Kenyans are hopeful the return to the U19 World Cup will act as a launching pad in their quest to reclaim the the country's lost glory.

Maurice Odumbe, a former Kenyan international and skipper, who was part of the Kenyan team that reached the 2003 senior World Cup semifinals, said the future of Kenyan cricket is bright.

“Our cricket standards have dwindled over the years. We are no longer the strong and respected cricketing nation we were over a decade ago. However, all is not lost and these boys have shown we can never run out of talented players. I believe this is a team we can build for a bright future,” Odumbe said.

Coach Kamande said for Kenya to rise, stand and remain firm, they will need to leave a mark at the U19 World Cup.

“The boys did their best and qualified and I believe they will give their best shot at the World Cup because they are all focusing on positive results.

“However, for the country to rise again will depend on how we perform at the event,” he said.

He added that a lot needs to done for the country to nurture talent.

“My players are talented and I see most of them breaking into the senior team very soon.

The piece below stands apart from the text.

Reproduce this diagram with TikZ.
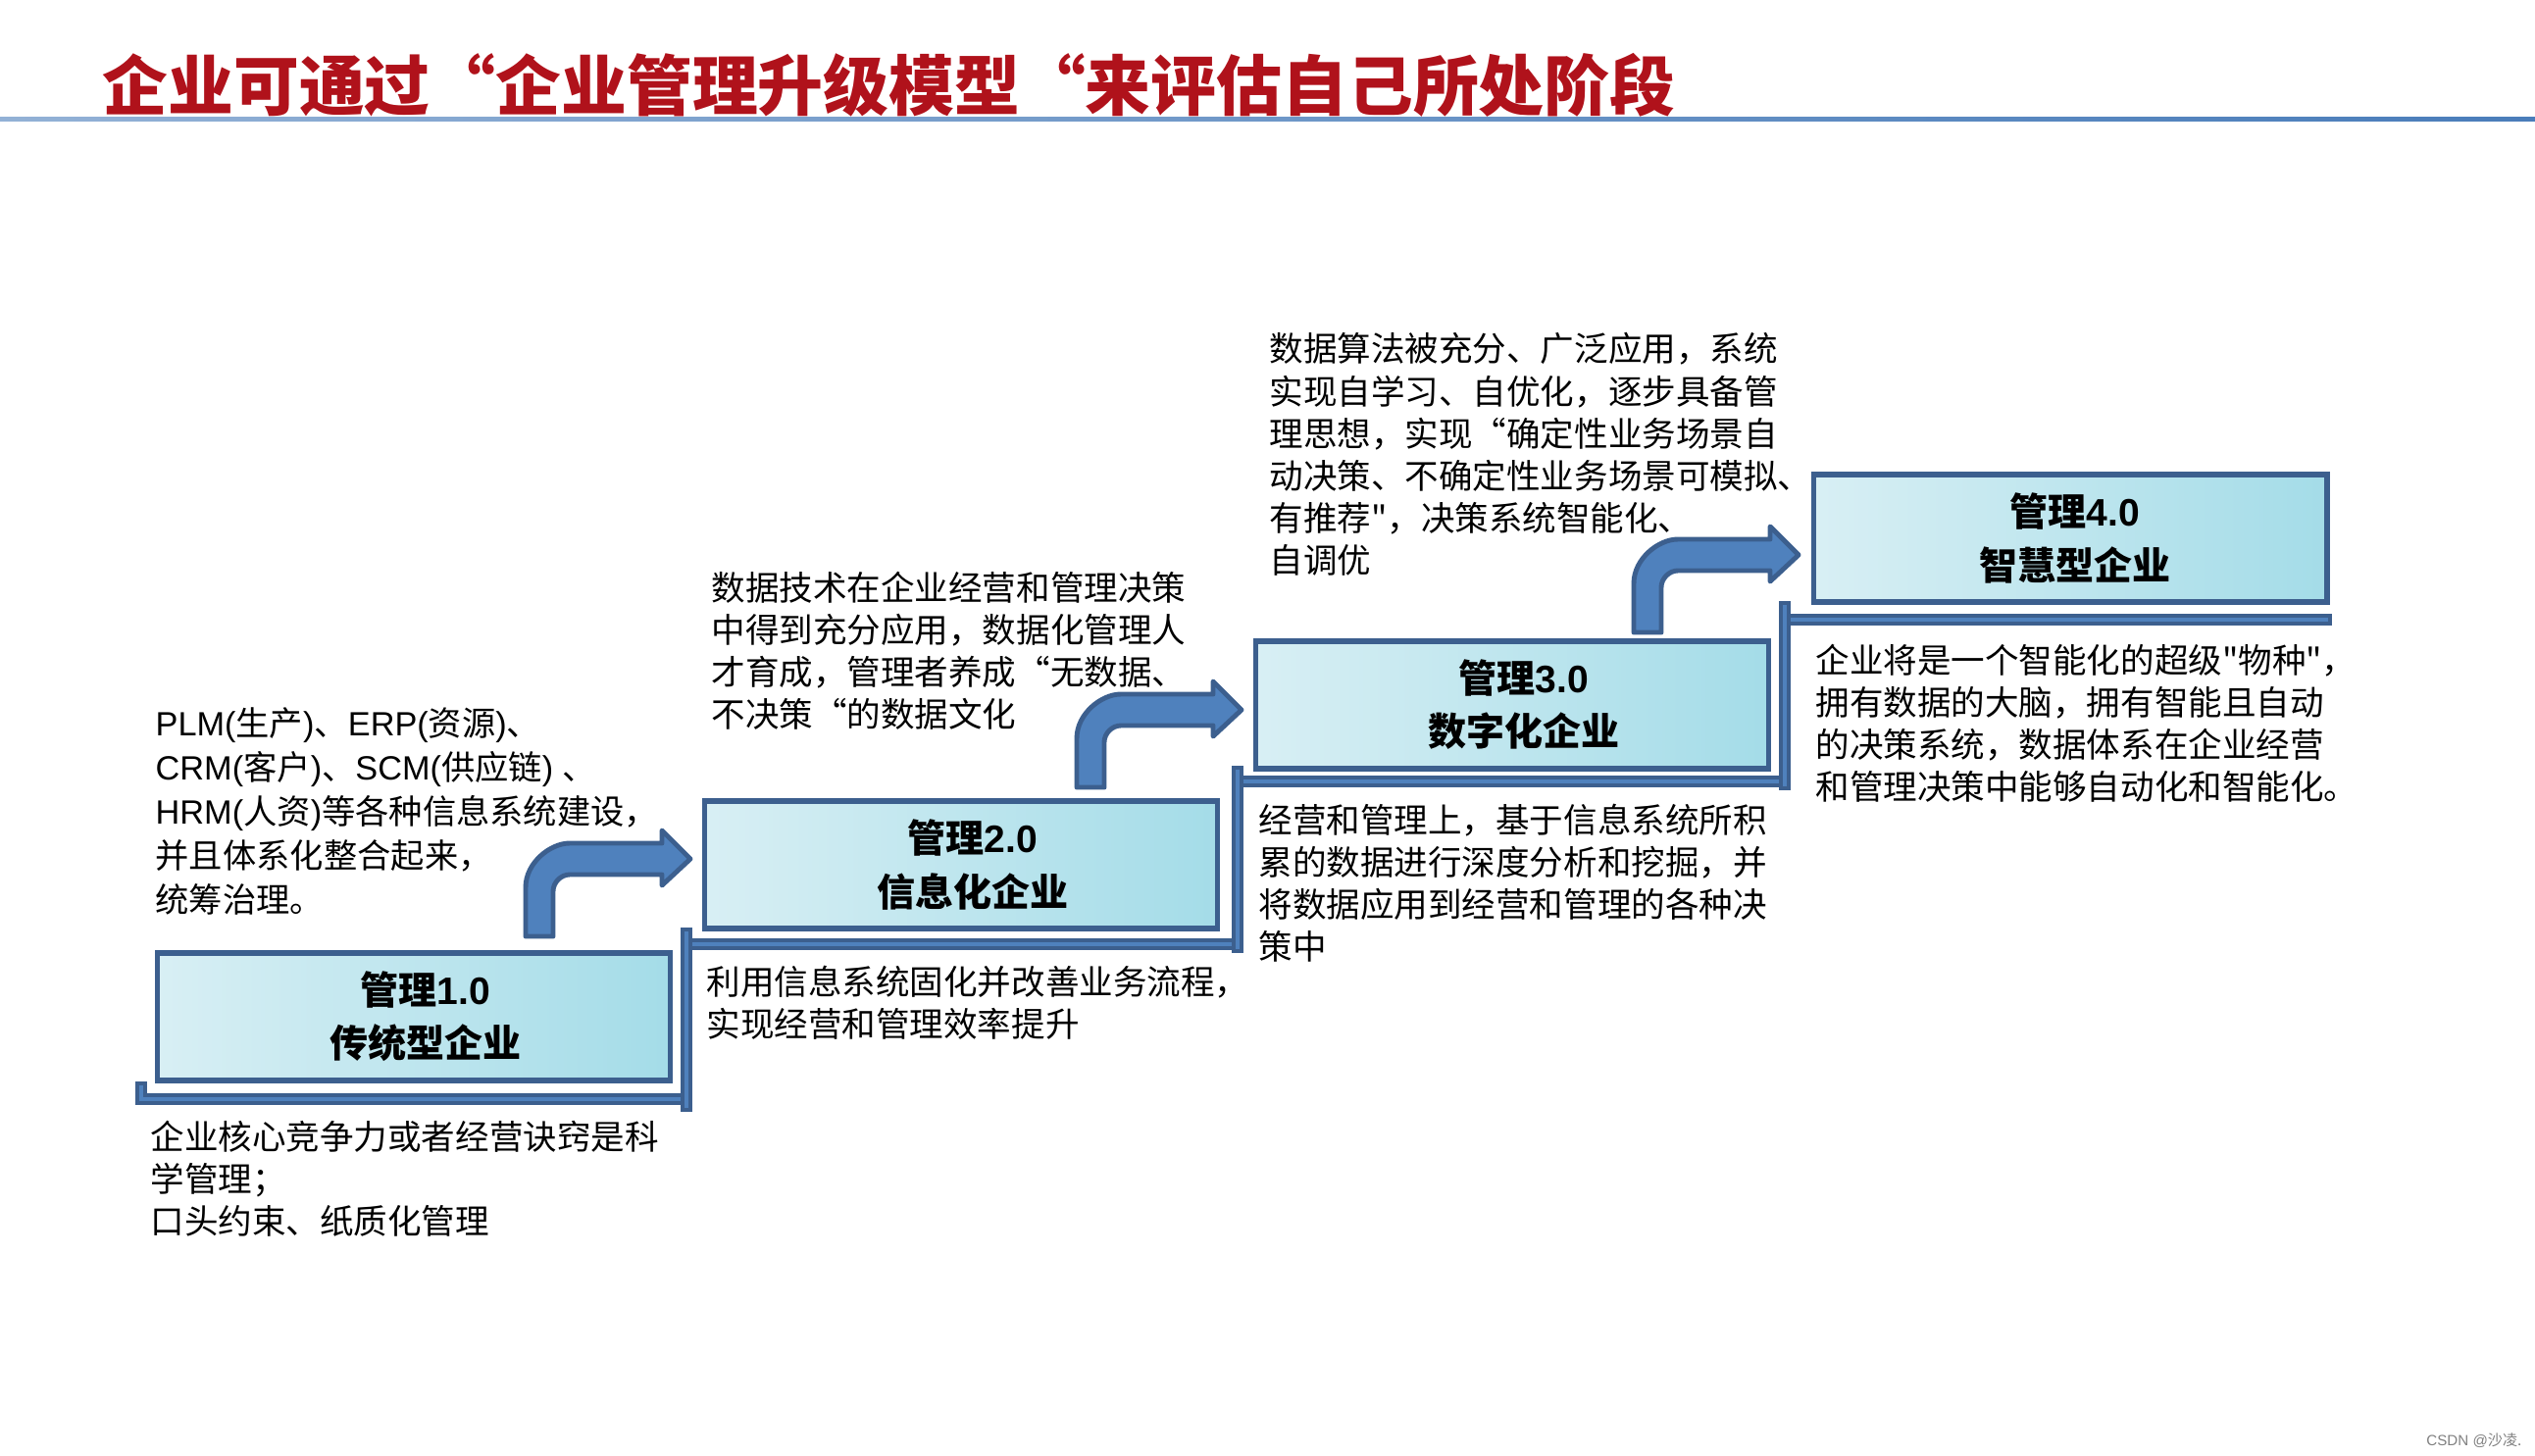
\documentclass[tikz,border=0pt]{standalone}
\usepackage{fontspec}
\setmainfont{Noto Sans CJK SC}
\newfontfamily\arial{Liberation Sans}
% straight double quote, kept away from the tex-text mapping
\newcommand\sq{\XeTeXglyph\XeTeXcharglyph"22\relax}

\definecolor{titlered}{HTML}{B0121B}
\definecolor{edgeblue}{HTML}{3C5F8E}
\definecolor{midblue}{HTML}{4F81BD}
\definecolor{paleleft}{HTML}{D8EFF4}
\definecolor{paleright}{HTML}{A4DCE8}
\definecolor{lineblue}{HTML}{4A7DBA}

\begin{document}
\begin{tikzpicture}[x=0.01cm,y=-0.01cm,
  stage/.style={draw=edgeblue,line width=1.6pt,left color=paleleft,right color=paleright,
    minimum width=5.23cm,minimum height=1.30cm,inner sep=0pt,align=center,
    font=\bfseries\fontsize{11.1}{15.4}\selectfont},
  note/.style={anchor=north west,inner sep=0pt,align=left,font=\fontsize{9.82}{12.23}\selectfont},
  stair/.style={draw=edgeblue,line width=1.1pt,double=midblue,double distance=1.4pt,line cap=rect},
  bent/.style={fill=midblue,draw=edgeblue,line width=1.4pt,line join=round}]
\useasboundingbox (0,0) rectangle (2585,1485);

% heading and rule
\node[anchor=west,inner sep=0pt,text=titlered,font=\bfseries\fontsize{19}{22}\selectfont] (title) at (104,87)
  {企业可通过“企业管理升级模型“来评估自己所处阶段};
\shade[left color=lineblue!60,right color=lineblue] (0,120) rectangle (2585,124);

% the four stages
\node[stage] (m1) at (422,1037) {\hspace*{0.24cm}管理{\arial 1.0}\\\hspace*{0.24cm}传统型企业};
\node[stage] (m2) at (980,882) {\hspace*{0.24cm}管理{\arial 2.0}\\\hspace*{0.24cm}信息化企业};
\node[stage] (m3) at (1542,719) {\hspace*{0.24cm}管理{\arial 3.0}\\\hspace*{0.24cm}数字化企业};
\node[stage] (m4) at (2111,549) {\hspace*{0.1cm}管理{\arial 4.0}\\\hspace*{0.1cm}智慧型企业};

% staircase under the boxes
\draw[stair] (144,1109) -- (144,1121) -- (700,1121);
\draw[stair] (700,963) -- (1262,963);
\draw[stair] (1262,797) -- (1820,797);
\draw[stair] (1820,632) -- (2372,632);
\draw[stair] (700,1128) -- (700,952);
\draw[stair] (1262,966) -- (1262,787);
\draw[stair] (1820,800) -- (1820,619);

% bent arrows, one per step
\foreach \dx/\dy in {0/0, 562/-152, 1130/-310}
  \draw[bent,shift={(\dx,\dy)}] (536,955) -- (536,905) .. controls (536,880) and (561,860) .. (581,860)
    -- (675,860) -- (675,847) -- (704,876) -- (675,903) -- (675,892) -- (581,892)
    .. controls (572,892) and (564,900) .. (564,909) -- (564,955) -- cycle;

% texts above and below
\node[note,font=\fontsize{9.75}{12.8}\selectfont] (n1) at (158,721)
  {{\arial PLM(}生产{\arial )}、{\arial ERP(}资源{\arial )}、\\
   {\arial CRM(}客户{\arial )}、{\arial SCM(}供应链{\arial ) }、\\
   {\arial HRM(}人资{\arial )}等各种信息系统建设，\\
   并且体系化整合起来，\\
   统筹治理。};
\node[note] (n1b) at (153,1142) {企业核心竞争力或者经营诀窍是科\\学管理；\\口头约束、纸质化管理};
\node[note] (n2) at (725,582)
  {数据技术在企业经营和管理决策\\中得到充分应用，数据化管理人\\才育成，管理者养成“无数据、\\不决策“的数据文化};
\node[note] (n2b) at (720,984) {利用信息系统固化并改善业务流程，\\实现经营和管理效率提升};
\node[note] (n3) at (1294,339)
  {数据算法被充分、广泛应用，系统\\实现自学习、自优化，逐步具备管\\理思想，实现“确定性业务场景自\\动决策、不确定性业务场景可模拟、\\有推荐\sq，决策系统智能化、\\自调优};
\node[note] (n3b) at (1283,819)
  {经营和管理上，基于信息系统所积\\累的数据进行深度分析和挖掘，并\\将数据应用到经营和管理的各种决\\策中};
\node[note] (n4b) at (1851,656)
  {企业将是一个智能化的超级\sq 物种\sq，\\拥有数据的大脑，拥有智能且自动\\的决策系统，数据体系在企业经营\\和管理决策中能够自动化和智能化。};

% watermark
\node[anchor=east,inner sep=0pt,text=gray,font=\fontsize{4.3}{5}\selectfont] (wm) at (2572,1469)
  {{\arial CSDN @}沙凌.};
\end{tikzpicture}
\end{document}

“But they need to be nurtured. They need more international friendly matches and if the right measures are put in place, it won’t take long for Kenya to qualify for the senior World Cup,” Kamande said.

He added that he believes his players have promising careers, just like top players in the world, who launched their careers in the U19 before rising to stardom.

“Most of the world’s successful cricketers such as Virat Kohli started their journey to success in the U19 World Cup. It only means that if we nurture these players, we will surely attain success."

Kenya are in Group A together with defending champions West Indies, South Africa and homeboys New Zealand.

They will begin their campaign against South Africa and a victory against the continental heavyweights will surely boost their confidence.

Group B has Australia, India, Papua New Guinea and Zimbabwe. Bangladesh, Canada, England and Namibia are in Group C while Afghanistan, Ireland, Pakistan and Sri Lanka are in Group D.